Eric Fulton, vice president of the Carver Coalition which opposes the buses being relocated to the Carver site, said the Gude site is at least worth considering.
“I would have to get out there and look at it and see if it was impacting any homes or anything but our first priority is to make sure buses don’t come to Carver,” he said.
Mayor Bridget Donnell Newton said the former landfill is large enough to handle the buses.
“It’s huge.

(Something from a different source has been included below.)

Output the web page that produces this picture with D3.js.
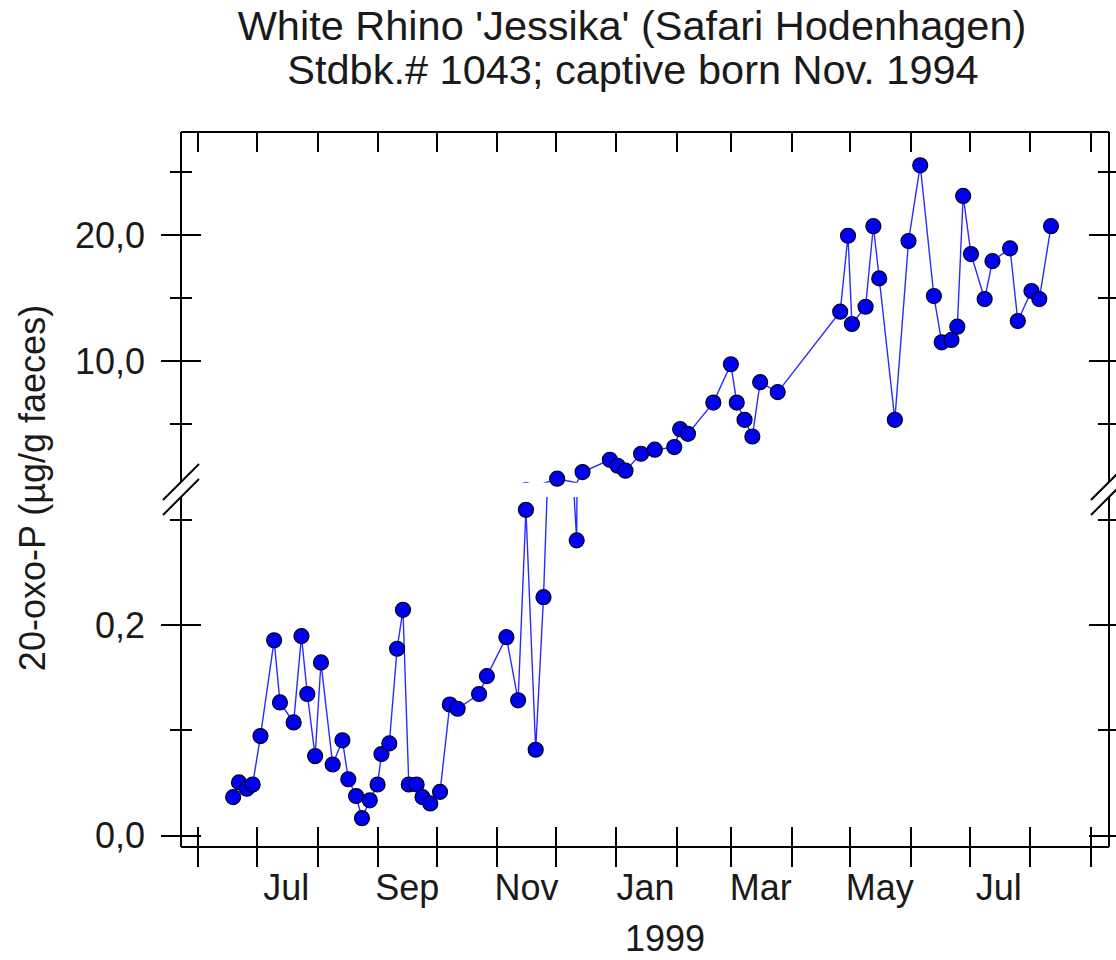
<!DOCTYPE html>
<html lang="en">
<head>
<meta charset="UTF-8" />
<title>White Rhino 'Jessika' (Safari Hodenhagen)</title>
<script src="https://d3js.org/d3.v7.min.js"></script>
<style>
  html, body { margin: 0; padding: 0; background: #fff; }
  svg { display: block; font-family: "Liberation Sans", Arial, sans-serif; }
  .frame line, .tick line { stroke: #000; stroke-width: 2px; shape-rendering: crispEdges; }
  .txt { fill: #1a1a1a; }
</style>
</head>
<body>
<div id="chart"></div>
<script>
// sampling dates and 20-oxo-P values (µg/g faeces)
const sampleDates = [
  "1998-06-19","1998-06-22","1998-06-26","1998-06-29","1998-07-03","1998-07-10","1998-07-13",
  "1998-07-20","1998-07-24","1998-07-27","1998-07-31","1998-08-03","1998-08-09","1998-08-14",
  "1998-08-17","1998-08-21","1998-08-24","1998-08-28","1998-09-01","1998-09-03","1998-09-07",
  "1998-09-11","1998-09-14","1998-09-17","1998-09-21","1998-09-24","1998-09-28","1998-10-03",
  "1998-10-08","1998-10-12","1998-10-23","1998-10-27","1998-11-06","1998-11-12","1998-11-16",
  "1998-11-21","1998-11-25","1998-12-02","1998-12-12","1998-12-15","1998-12-29","1999-01-02",
  "1999-01-06","1999-01-14","1999-01-21","1999-01-31","1999-02-03","1999-02-07","1999-02-20",
  "1999-03-01","1999-03-04","1999-03-08","1999-03-12","1999-03-16","1999-03-25","1999-04-26",
  "1999-04-30","1999-05-02","1999-05-09","1999-05-13","1999-05-16","1999-05-24","1999-05-31",
  "1999-06-06","1999-06-13","1999-06-17","1999-06-22","1999-06-25","1999-06-28","1999-07-02",
  "1999-07-09","1999-07-13","1999-07-22","1999-07-26","1999-08-02","1999-08-06","1999-08-12"
];
const oxoValues = [
  0.036, 0.050, 0.044, 0.048, 0.094, 0.185, 0.126,
  0.107, 0.189, 0.134, 0.075, 0.164, 0.067, 0.090,
  0.053, 0.037, 0.016, 0.033, 0.048, 0.077, 0.087,
  0.177, 0.214, 0.048, 0.048, 0.036, 0.030, 0.041,
  0.124, 0.120, 0.134, 0.151, 0.188, 0.128, 0.309,
  0.081, 0.226, 0.60, 0.280, 1.13, 2.10, 1.63,
  1.24, 2.58, 2.90, 3.11, 4.53, 4.16, 6.64,
  9.68, 6.64, 5.27, 3.95, 8.26, 7.47, 13.85,
  19.87, 12.87, 14.24, 20.63, 16.49, 5.27, 19.45,
  25.46, 15.09, 11.42, 11.61, 12.66, 23.03, 18.42,
  14.85, 17.86, 18.87, 13.11, 15.49, 14.85, 20.63
];

// axis values and labels
const upperTicks = [5, 10, 15, 20, 25];
const upperLabelled = [10, 20];
const lowerTicks = [0, 0.1, 0.2, 0.3];
const lowerLabelled = [0, 0.2];
const monthLabelDates = ["1998-07-16","1998-09-16","1998-11-16","1999-01-16","1999-03-16","1999-05-16","1999-07-16"];
const monthLabels = ["Jul", "Sep", "Nov", "Jan", "Mar", "May", "Jul"];

const titleLines = ["White Rhino 'Jessika' (Safari Hodenhagen)", "Stdbk.# 1043; captive born Nov. 1994"];
const yTitle = "20-oxo-P (µg/g faeces)";
const xTitle = "1999";

const breakValue = 0.33;   // values above go to the upper panel

const width = 1116, height = 960;
const plotLeft = 181, plotRight = 1109, plotTop = 132, plotBottom = 847;
const upperBottom = 482, lowerTop = 497;

const parse = d3.timeParse("%Y-%m-%d");
const data = sampleDates.map((d, i) => ({ date: parse(d), value: oxoValues[i] }));

const x = d3.scaleTime()
  .domain([new Date(1998, 4, 23, 7), new Date(1999, 8, 10, 17)])
  .range([plotLeft, plotRight]);
const yHigh = d3.scaleLinear().domain([0.34, 28.1]).range([upperBottom, plotTop]);
const yLow = d3.scaleLinear().domain([-0.0114, 0.3212]).range([plotBottom, lowerTop]);

const fmt = d3.formatLocale({ decimal: ",", thousands: ".", grouping: [3], currency: ["", "€"] }).format(".1f");

const svg = d3.select("#chart").append("svg")
  .attr("width", width)
  .attr("height", height)
  .attr("viewBox", `0 0 ${width} ${height}`);

const defs = svg.append("defs");
defs.append("clipPath").attr("id", "clipHigh").append("rect")
  .attr("x", plotLeft).attr("y", plotTop)
  .attr("width", plotRight - plotLeft).attr("height", upperBottom + 0.8 - plotTop);
defs.append("clipPath").attr("id", "clipLow").append("rect")
  .attr("x", plotLeft).attr("y", lowerTop)
  .attr("width", plotRight - plotLeft).attr("height", plotBottom - lowerTop);

// titles
svg.append("text").attr("class", "txt")
  .attr("x", 632).attr("y", 40)
  .attr("text-anchor", "middle").attr("font-size", 41.5)
  .text(titleLines[0]);
svg.append("text").attr("class", "txt")
  .attr("x", 633).attr("y", 84)
  .attr("text-anchor", "middle").attr("font-size", 41.5)
  .text(titleLines[1]);

// y axes (both panels, left and right)
function yAxis(scale, ticks, labelled, side) {
  const ax = (side === "left" ? d3.axisLeft(scale) : d3.axisRight(scale))
    .tickValues(ticks)
    .tickSize(0)
    .tickPadding(36)
    .tickFormat(d => (side === "left" && labelled.includes(d)) ? fmt(d) : "");
  const g = svg.append("g")
    .attr("transform", `translate(${side === "left" ? plotLeft : plotRight},0)`)
    .call(ax);
  g.select(".domain").remove();
  g.selectAll(".tick line")
    .attr("x1", d => labelled.includes(d) ? -20 : -11)
    .attr("x2", d => labelled.includes(d) ? 20 : 11);
  g.selectAll(".tick text")
    .attr("class", "txt")
    .attr("font-size", 36)
    .attr("dy", "0.36em");
}
yAxis(yHigh, upperTicks, upperLabelled, "left");
yAxis(yLow, lowerTicks, lowerLabelled, "left");
yAxis(yHigh, upperTicks, upperLabelled, "right");
yAxis(yLow, lowerTicks, lowerLabelled, "right");

// x axis: month ticks crossing the bottom, inside the top
const months = d3.timeMonth.range(x.domain()[0], x.domain()[1]);
const xb = svg.append("g")
  .attr("transform", `translate(0,${plotBottom})`)
  .call(d3.axisBottom(x).tickValues(months).tickSize(0).tickFormat(""));
xb.select(".domain").remove();
xb.selectAll(".tick line").attr("y1", -20).attr("y2", 20);

const xt = svg.append("g")
  .attr("transform", `translate(0,${plotTop})`)
  .call(d3.axisBottom(x).tickValues(months).tickSize(20).tickFormat(""));
xt.select(".domain").remove();

const xl = svg.append("g")
  .attr("transform", `translate(0,${plotBottom})`)
  .call(d3.axisBottom(x)
    .tickValues(monthLabelDates.map(parse))
    .tickSize(0)
    .tickPadding(27)
    .tickFormat((d, i) => monthLabels[i]));
xl.select(".domain").remove();
xl.selectAll(".tick text").attr("class", "txt").attr("font-size", 36).attr("dy", "0.71em");

// frame with axis break
const frame = svg.append("g").attr("class", "frame");
frame.append("line").attr("x1", plotLeft).attr("x2", plotRight).attr("y1", plotTop).attr("y2", plotTop);
frame.append("line").attr("x1", plotLeft).attr("x2", plotRight).attr("y1", plotBottom).attr("y2", plotBottom);
[plotLeft, plotRight].forEach(xx => {
  frame.append("line").attr("x1", xx).attr("x2", xx).attr("y1", plotTop).attr("y2", upperBottom);
  frame.append("line").attr("x1", xx).attr("x2", xx).attr("y1", lowerTop).attr("y2", plotBottom);
  [upperBottom, lowerTop].forEach(yy => {
    frame.append("line")
      .style("shape-rendering", "auto")
      .attr("x1", xx - 18).attr("y1", yy + 18)
      .attr("x2", xx + 18).attr("y2", yy - 18);
  });
});

// series, drawn in each panel and clipped
const lineHigh = d3.line().x(d => x(d.date)).y(d => yHigh(d.value));
const lineLow = d3.line().x(d => x(d.date)).y(d => yLow(d.value));

svg.append("path").datum(data)
  .attr("clip-path", "url(#clipHigh)")
  .attr("fill", "none").attr("stroke", "#2b2bff").attr("stroke-width", 1.4)
  .attr("d", lineHigh);
svg.append("path").datum(data)
  .attr("clip-path", "url(#clipLow)")
  .attr("fill", "none").attr("stroke", "#2b2bff").attr("stroke-width", 1.4)
  .attr("d", lineLow);

svg.append("g").selectAll("circle")
  .data(data)
  .join("circle")
  .attr("cx", d => x(d.date))
  .attr("cy", d => d.value > breakValue ? yHigh(d.value) : yLow(d.value))
  .attr("r", 7.5)
  .attr("fill", "#0000f0")
  .attr("stroke", "#000020")
  .attr("stroke-width", 1.2);

// axis titles
svg.append("text").attr("class", "txt")
  .attr("transform", "translate(45,488) rotate(-90)")
  .attr("text-anchor", "middle").attr("font-size", 36)
  .text(yTitle);
svg.append("text").attr("class", "txt")
  .attr("x", 665).attr("y", 951)
  .attr("text-anchor", "middle").attr("font-size", 36)
  .text(xTitle);
</script>
</body>
</html>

It could hold all of the buses well away from the Derwood community,” she said.
The mayor said an environmental mitigation of the site “clearly needs to happen” and that she would like to see cost comparisons for what it would take to set up a bus lot there and at other sites.

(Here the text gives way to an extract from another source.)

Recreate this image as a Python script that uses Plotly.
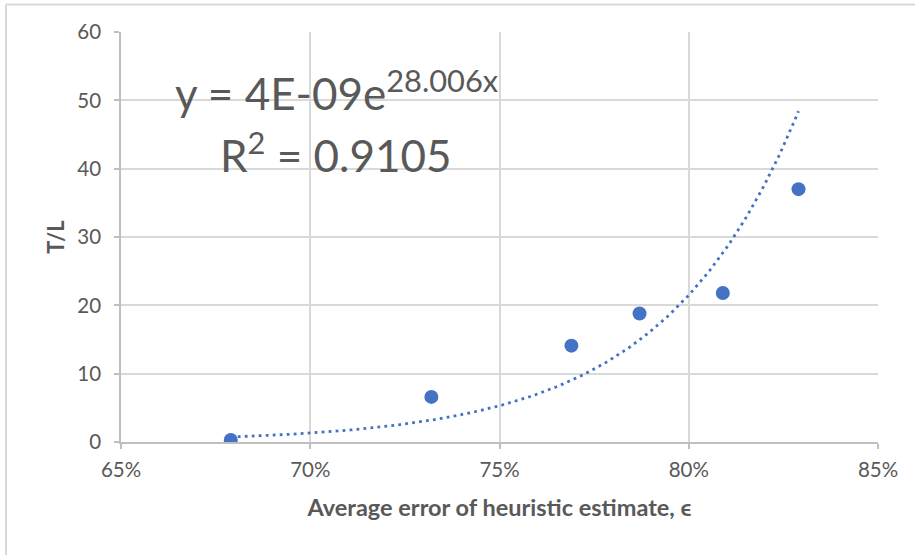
import numpy as np
import plotly.graph_objects as go

# Average error of the heuristic estimate (fraction) and the measured T/L ratio
eps = [0.679, 0.732, 0.769, 0.787, 0.809, 0.829]
ratio = [0.3, 6.6, 14.1, 18.8, 21.8, 37.0]

# Exponential trendline coefficients: y = a * exp(b * x)
trend_a = 4e-09
trend_b = 28.006
r_squared = 0.9105

x_ticks = [0.65, 0.70, 0.75, 0.80, 0.85]
x_tick_text = ["65%", "70%", "75%", "80%", "85%"]
y_ticks = [0, 10, 20, 30, 40, 50, 60]

BLUE = "#4472C4"
TEXT = "#595959"
GRID = "#d9d9d9"
AXIS = "#bfbfbf"
FONT = "Lato"

W, H = 915, 555
L, R, T, B = 121, 37, 32, 113
PW, PH = W - L - R, H - T - B


def px_to_paper(px, py):
    return (px - L) / PW, 1 - (py - T) / PH


xs = np.linspace(min(eps), max(eps), 200)
ys = trend_a * np.exp(trend_b * xs)

fig = go.Figure()
fig.add_trace(go.Scatter(
    x=xs, y=ys, mode="lines",
    line=dict(color=BLUE, width=2.8, dash="2.8px,4.2px"),
    hoverinfo="skip", showlegend=False,
))
fig.add_trace(go.Scatter(
    x=eps, y=ratio, mode="markers",
    marker=dict(color=BLUE, size=14, line=dict(width=0)),
    showlegend=False,
))

eq_text = f"y = {trend_a:.0E}e<sup>{trend_b:.3f}x</sup>"
r2_text = f"R<sup>2</sup> = {r_squared:.4f}"
for text, (px, py) in [(eq_text, (336, 90)), (r2_text, (336, 152))]:
    ax_, ay_ = px_to_paper(px, py)
    fig.add_annotation(
        x=ax_, y=ay_, xref="paper", yref="paper", xanchor="center", yanchor="middle",
        text=text, showarrow=False, font=dict(family=FONT, size=44, color=TEXT),
    )

# chart frame (top and left edges)
fx0, fy0 = px_to_paper(6, 4.5)
fx1, fy1 = px_to_paper(W, H)
fig.add_shape(type="line", xref="paper", yref="paper",
              x0=fx0, x1=fx1, y0=fy0, y1=fy0,
              line=dict(color=GRID, width=2))
fig.add_shape(type="line", xref="paper", yref="paper",
              x0=fx0, x1=fx0, y0=fy0, y1=fy1,
              line=dict(color=GRID, width=2))

fig.update_layout(
    width=W, height=H, autosize=False,
    margin=dict(l=L, r=R, t=T, b=B),
    paper_bgcolor="white", plot_bgcolor="white",
    font=dict(family=FONT, color=TEXT),
    xaxis=dict(
        range=[0.65, 0.85], tickvals=x_ticks, ticktext=x_tick_text,
        showgrid=True, gridcolor=GRID, gridwidth=1.5,
        showline=True, linecolor=AXIS, linewidth=1.5,
        ticks="outside", ticklen=5, tickcolor=AXIS, tickwidth=1.5,
        zeroline=False, tickfont=dict(size=20.5, color=TEXT),
        ticklabelstandoff=4,
        title=dict(text="<b>Average error of heuristic estimate, ϵ</b>",
                   font=dict(size=23.5, color=TEXT), standoff=19),
    ),
    yaxis=dict(
        range=[0, 60], tickvals=y_ticks,
        showgrid=True, gridcolor=GRID, gridwidth=1.5,
        showline=True, linecolor=AXIS, linewidth=1.5,
        ticks="outside", ticklen=5, tickcolor=AXIS, tickwidth=1.5,
        zeroline=False, tickfont=dict(size=20.5, color=TEXT),
        ticklabelstandoff=9,
        title=dict(text="<b>T/L</b>", font=dict(size=22, color=TEXT), standoff=7),
    ),
)

fig.write_html("out.html")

“But the bigger issue is all of the jurisdictions have to work together,” she said.
City Council member Mark Pierzchala also said he’s had trouble obtaining some records from the County about the bus depot.
That led him and other council members May 23 to consider supporting a Maryland Public Information Act filed by an attorney for the Woodley Gardens West Civic Association, asking the County to turn over “all electronic and paper correspondence” regarding the property.
“There is certain information that we’re just not getting out of the County that would be achieved by this,” said Pierzchala.
He warned against writing a “blank check” for the documents but did hint at supporting a cost-sharing partnership, though the council did not approve of spending any money on the MPIA request.
City attorney Debra Yerg Daniel said the City Council would need to state supporting the MPIA request financially is “in the city’s best interest.”
She also suggested the city government could help private citizens with their efforts to reach the state MPIA ombudsman in order to obtain the documents, an idea backed by Mayor Bridget Donnell Newton.
Newton said while she didn’t think the city “should be in the position of funding such requests, as much as I think they’re the right requests.”
Newton said May 31 she was still waiting for a review from her council colleagues of a letter she drafted, directed to the County Planning Board.
Pierzchala noted there “has been poor long-range planning by the County” and that the Shady Grove transportation depot is overcapacity with buses.
“Not one but probably two transportation depots are needed by the County,” he added.
Pierzchala said he and the council don’t know about any County efforts to potentially acquire private property, either industrial or commercial, in case there is no acceptable and feasible publically-held property for a bus depot.
Working on behalf of the Woodley Gardens West Civic Association, attorney Michele Rosenfeld earlier this month sent a Maryland Public Information Act letter to the County’s assistant chief administrative office, requesting documents about the Shady Grove transportation depot, also known as the Jeremiah Park Montgomery County Service Park.
Ossont responded May 23 with a letter estimating fees for obtaining those records to run $2,332 in order to “search for, prepare and produce public records.” Rosenfeld wrote back May 31, requesting a waiver of the fees.
Pierzchala called the $2,332 fee “excessive” as the City Council discussed whether to protest the fees or front any of the money as the council members agreed they also have an interest in seeing those records.
“I would conclude that the cost, $2,000-plus dollars, is unreasonable,” said Newton.
Montgomery County Public Schools officials identified the Ewing Center site at the corner of Norbeck Road and Avery Road, bordering the city’ limits, Kimball noted in a City document.
School officials deemed it the “most viable for a permanent bus parking solution” and included a $31.3 million request for the County to fund redeveloping the site in the school system’s five-year capital improvement projects plan.
However, the County Council rejected the Board of Education’s request and did not fund it.